What It Means for Bitcoin Buyers

For anyone watching from the sidelines and considering whether to buy Bitcoin, the Strategy episode illustrates something that gets lost in institutional narratives: conviction has limits, and markets are adaptive.

The long-term case for Bitcoin, its fixed supply, its resistance to debasement, its growing institutional acceptance, remains structurally intact regardless of what Strategy does on any given week. But the idea that any single entity's buying represents a permanent price floor is precisely the kind of assumption that markets eventually test.

Blockforia, operated by BFinance EOOD in Sofia, Bulgaria, provides regulated European access to Bitcoin for users making their own assessments of the market rather than following institutional signals. The platform holds Bulgarian Operating License BB-49 and was founded by a team of Bitcoin technologists, lawyers and auditors focused on compliant, accountable onboarding. For users who want exposure to Bitcoin without leverage, without complexity, and without dependence on what any single company decides to do with its balance sheet, straightforward regulated access remains available.

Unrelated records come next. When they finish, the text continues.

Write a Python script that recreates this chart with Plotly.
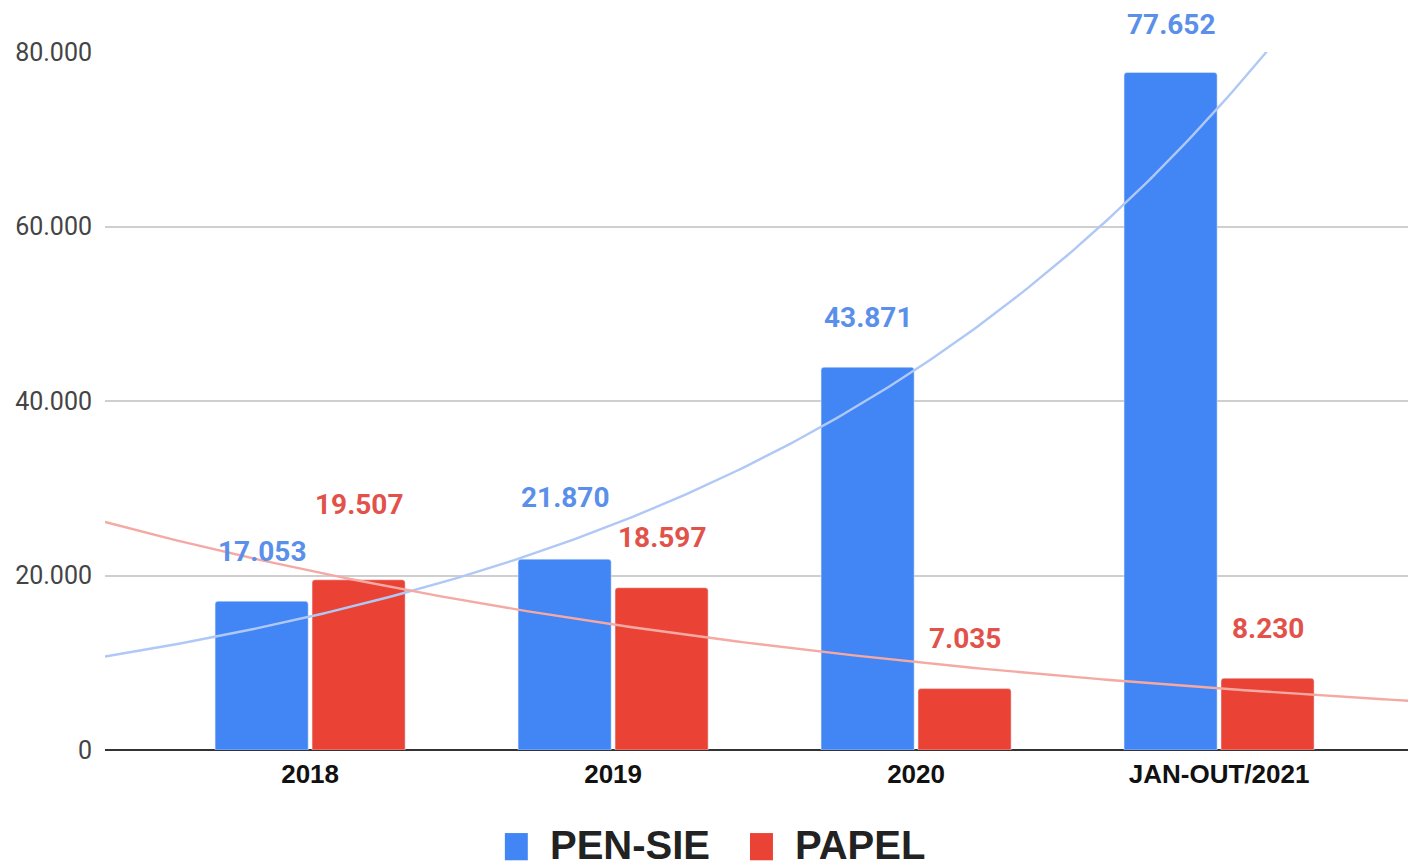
import numpy as np
import plotly.graph_objects as go

categories = ["2018", "2019", "2020", "JAN-OUT/2021"]
pen_sie = [17053, 21870, 43871, 77652]
papel = [19507, 18597, 7035, 8230]
series_names = ["PEN-SIE", "PAPEL"]

BLUE = "#4285F4"
RED = "#EA4335"
BLUE_LBL = "#5A8FEA"
RED_LBL = "#E2524A"
BLUE_TREND = "#AFC8F6"
RED_TREND = "#F4A9A3"

x = np.arange(len(categories))
BARGAP = 0.36
slot = (1 - BARGAP) / 2

fig = go.Figure()
fig.add_trace(go.Bar(x=x, y=pen_sie, name=series_names[0], marker=dict(color=BLUE, cornerradius=3),
                     showlegend=False, hoverinfo="y"))
fig.add_trace(go.Bar(x=x, y=papel, name=series_names[1], marker=dict(color=RED, cornerradius=3),
                     showlegend=False, hoverinfo="y"))

# exponential trendlines fitted from data
xr = [-0.677, 3.65]
xs = np.linspace(xr[0], xr[1], 200)
for vals, col in [(pen_sie, BLUE_TREND), (papel, RED_TREND)]:
    b, a = np.polyfit(x, np.log(vals), 1)
    fig.add_trace(go.Scatter(x=xs, y=np.exp(a + b * xs), mode="lines",
                             line=dict(color=col, width=2.4), showlegend=False, hoverinfo="skip"))

def fmt(v):
    return f"{v:,}".replace(",", ".")

shift_blue = [50, 62, 50, 48]
shift_red = [75, 50, 50, 50]
for i in range(len(categories)):
    fig.add_annotation(x=x[i] - slot / 2, y=pen_sie[i], text=fmt(pen_sie[i]), showarrow=False,
                       yshift=shift_blue[i], font=dict(family="Roboto", size=28, color=BLUE_LBL, weight="bold"))
    fig.add_annotation(x=x[i] + slot / 2, y=papel[i], text=fmt(papel[i]), showarrow=False,
                       yshift=shift_red[i], font=dict(family="Roboto", size=28, color=RED_LBL, weight="bold"))

# legend drawn manually (large symbols)
leg = [(0.305, series_names[0], BLUE), (0.492, series_names[1], RED)]
for x0, name, col in leg:
    fig.add_shape(type="rect", xref="paper", yref="paper", x0=x0, x1=x0 + 0.0175,
                  y0=-0.158, y1=-0.119, fillcolor=col, line=dict(width=0))
    fig.add_annotation(xref="paper", yref="paper", x=x0 + 0.033, y=-0.136, xanchor="left", yanchor="middle",
                       text=name, showarrow=False,
                       font=dict(family="Liberation Sans", size=40, color="#222", weight="bold"))

# page body has an 8px margin; size the figure so it fills the 1416x866 window
fig.update_layout(
    width=1408, height=858,
    margin=dict(l=97, r=0, t=44, b=116),
    plot_bgcolor="white", paper_bgcolor="white",
    barmode="group", bargap=BARGAP, bargroupgap=0.04,
    separators=",.",
    showlegend=False,
)
fig.update_xaxes(range=xr, tickmode="array", tickvals=x, ticktext=categories,
                 tickfont=dict(family="Liberation Sans", size=26, color="#111", weight="bold"),
                 showgrid=False, zeroline=False, showline=False, ticks="", ticklabelstandoff=6)
fig.update_yaxes(range=[0, 80000], tickvals=[0, 20000, 40000, 60000, 80000], tickformat=",d",
                 tickfont=dict(family="Roboto", size=25, color="#444"),
                 showgrid=True, gridcolor="#cfcfcf", gridwidth=1.5,
                 zeroline=True, zerolinecolor="#333", zerolinewidth=2, ticklabelstandoff=12)

fig.write_html("out.html")
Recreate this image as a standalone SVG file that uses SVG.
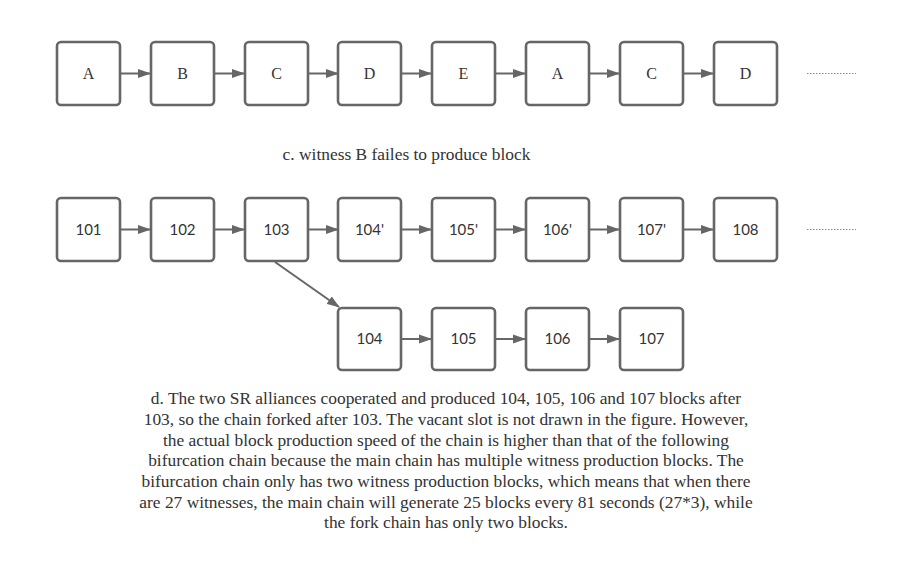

Bitcoin is a volatile asset. Users should do their own research and understand the financial and regulatory risks before investing. The fact that Strategy sold 32 Bitcoin is information. What you do with it is a different question entirely.

The Lesson in the Number

Strategy holds over 600,000 Bitcoin. It sold 32. The holding is not in jeopardy. But the episode serves as a useful reminder that the largest institutional Bitcoin holders are not custodians of retail investors' money. They are companies with their own financial pressures, their own obligations, and their own strategic calculations.

Bitcoin the asset and Bitcoin the corporate treasury strategy are not the same thing. Understanding the difference matters more when prices are falling than when they are rising. That distinction, obscured during bull markets, tends to become visible precisely when you most need to have already understood it.